Recently I have found a sort of Muse in my life. Just being around him leads to a feeling of creativity surging through my veins. I'm happiest when he's around. I feel more free to be myself when I'm with him. I forget my sorrows and worries and every care when he's around. He is so much of what I want to be in so many ways. I've recently come to understand why it's so important to surround yourself with the kind of people you want to be like. A lot of people have a tendency to become like those with whom they spend the most time. If you want to be a certain way, spend your time with people who are what you want to be.

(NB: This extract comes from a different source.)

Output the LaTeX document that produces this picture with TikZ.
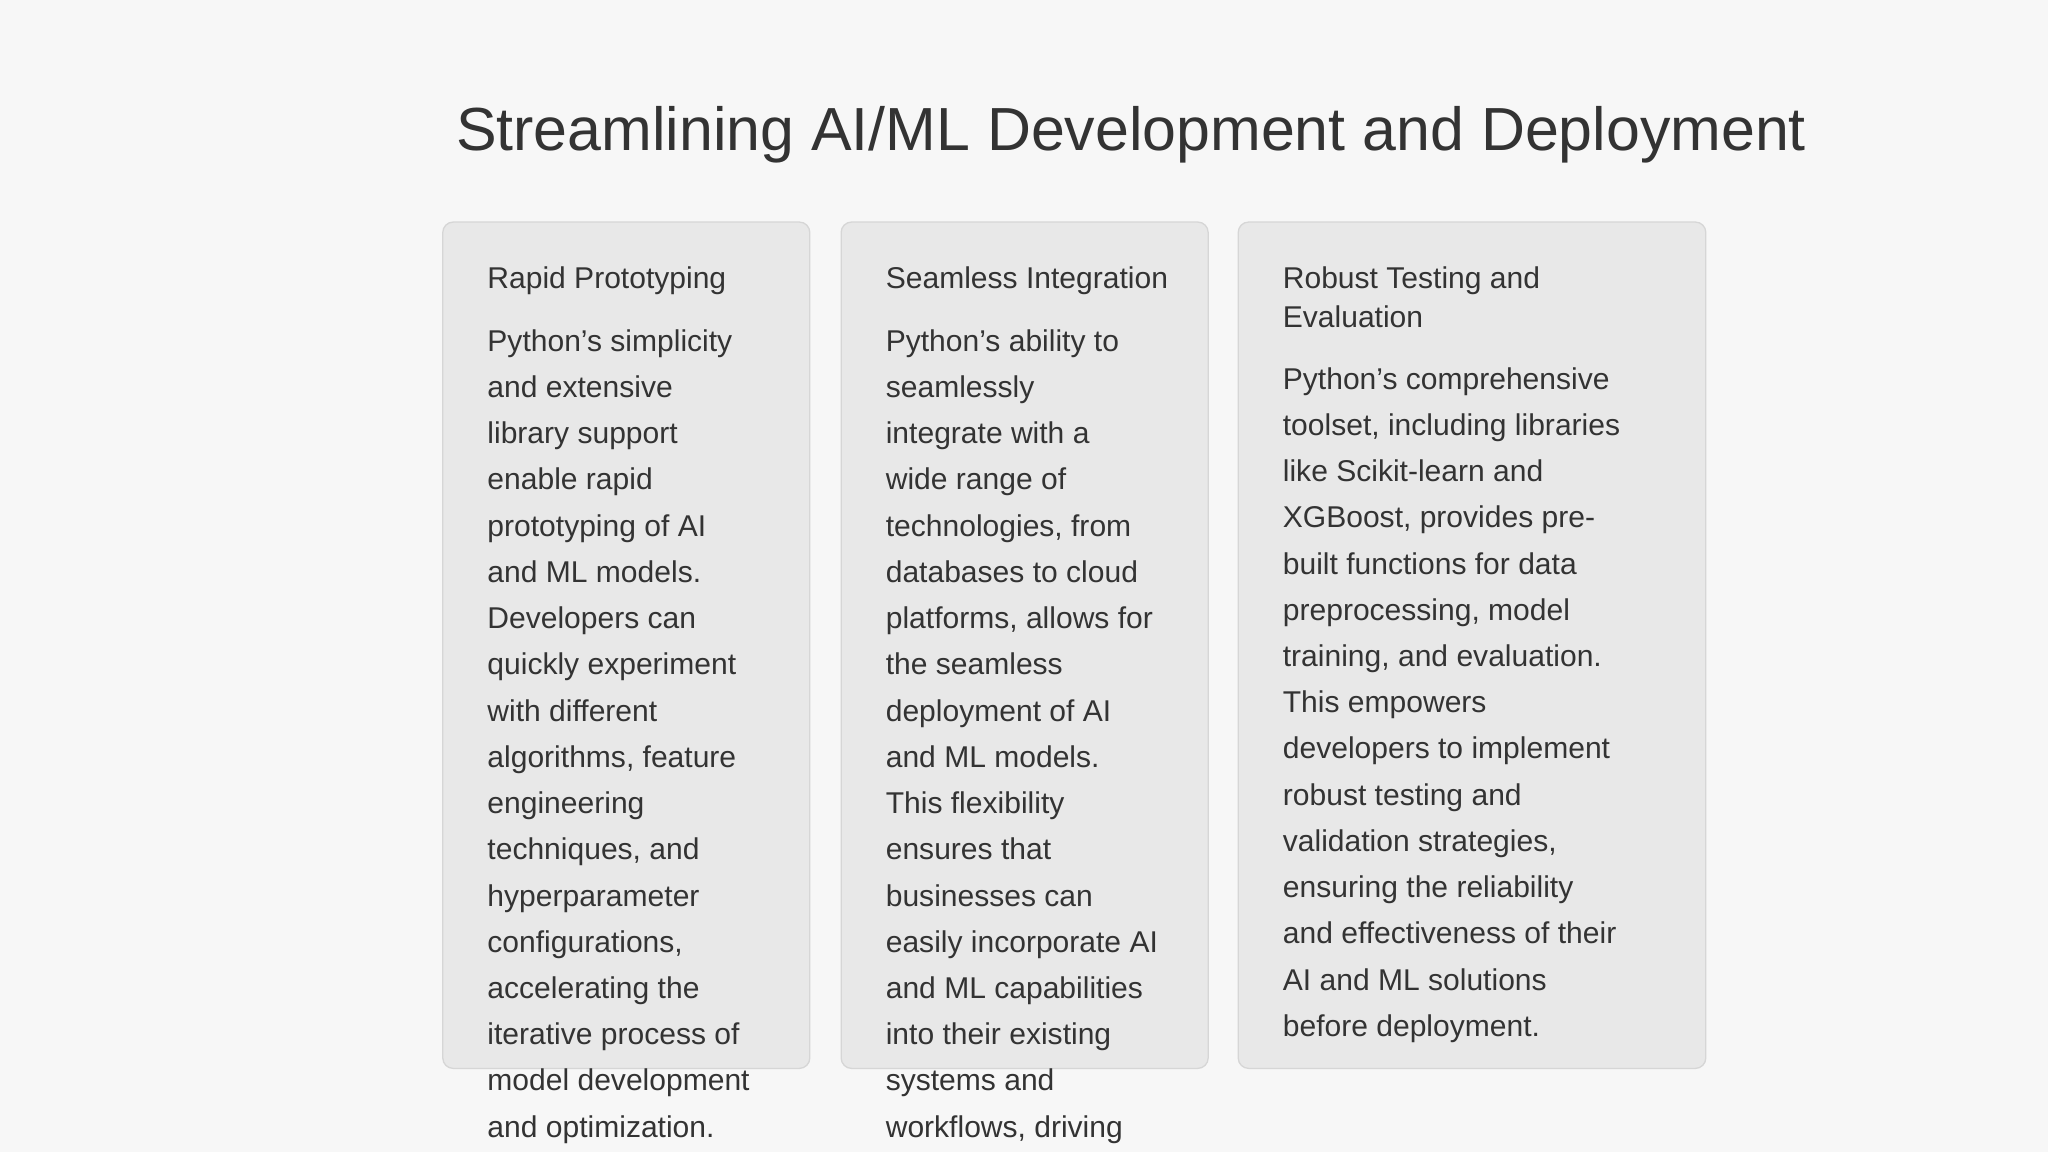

I'm so grateful for his friendship; he kinda came out of nowhere, all of a sudden wanting to hang out with the group. The place vacated by the siblings has been more than filled. He's much better for my progress and my general mental and emotional health. He's much more my style of the type of person I want to be around. He's crazy intelligent, simple, yet intricate, and strange beyond words...the whole combination of traits makes him quite delightful. And, as I said, I'm inspired by him. He doesn't have a clue of the impact he has on my life. I'm not sure it would be wise of me to tell him, it might offset the inspiration. Who knows.

I will admit that recently I have toyed with the idea of liking him as more than just a friend. He's fun to flirt with, and he flirts almost instinctively...with any girl who will flirt with him...like I flirt almost instinctively with any guy who will flirt with me (most of the time I don't even know I'm flirting, it's like a reflex). I had forgotten how much fun casual flirting can be! I really like him a lot, but I'm pretty sure he's not interested in me as anything more than a friend since he hasn't asked me out...so I'm not getting my hopes up. He seems to care about me as a friend, he seems to enjoy keeping company with me, and I think we're becoming closer friends. Even if all we ever are is friends, I'm completely content with that.

I love him as a person and as a friend...and as my Muse. And that's good enough. I'm pretty sure that getting involved with a Muse is against the rules anyway. ;-)

I'm pretty sure I benefit more from our friendship at this point than he does. He could probably walk away today and wouldn't miss me at all. That's okay. That's how most of my relationships with people seem to be. I invest more of myself into the relationship more quickly than others do. It makes it harder to see them go, but I'm getting better with that too. As for this boy, music is a major aspect of his life so it's only fitting that I assign him a theme song. The other night I heard a Billy Joel song on the radio that I've decided might be the right song for him at this point. Some of the applicable lines:

If you said goodbye to me tonight
There would still be music left to write
What else could I do?
I'm so inspired by you
That hasn't happened for the longest time.

In fact, I've never been inspired in this way by anyone ever before! I guess it's best if I don't tell him, it might break the magic. I'll just enjoy the art of his friendship for now.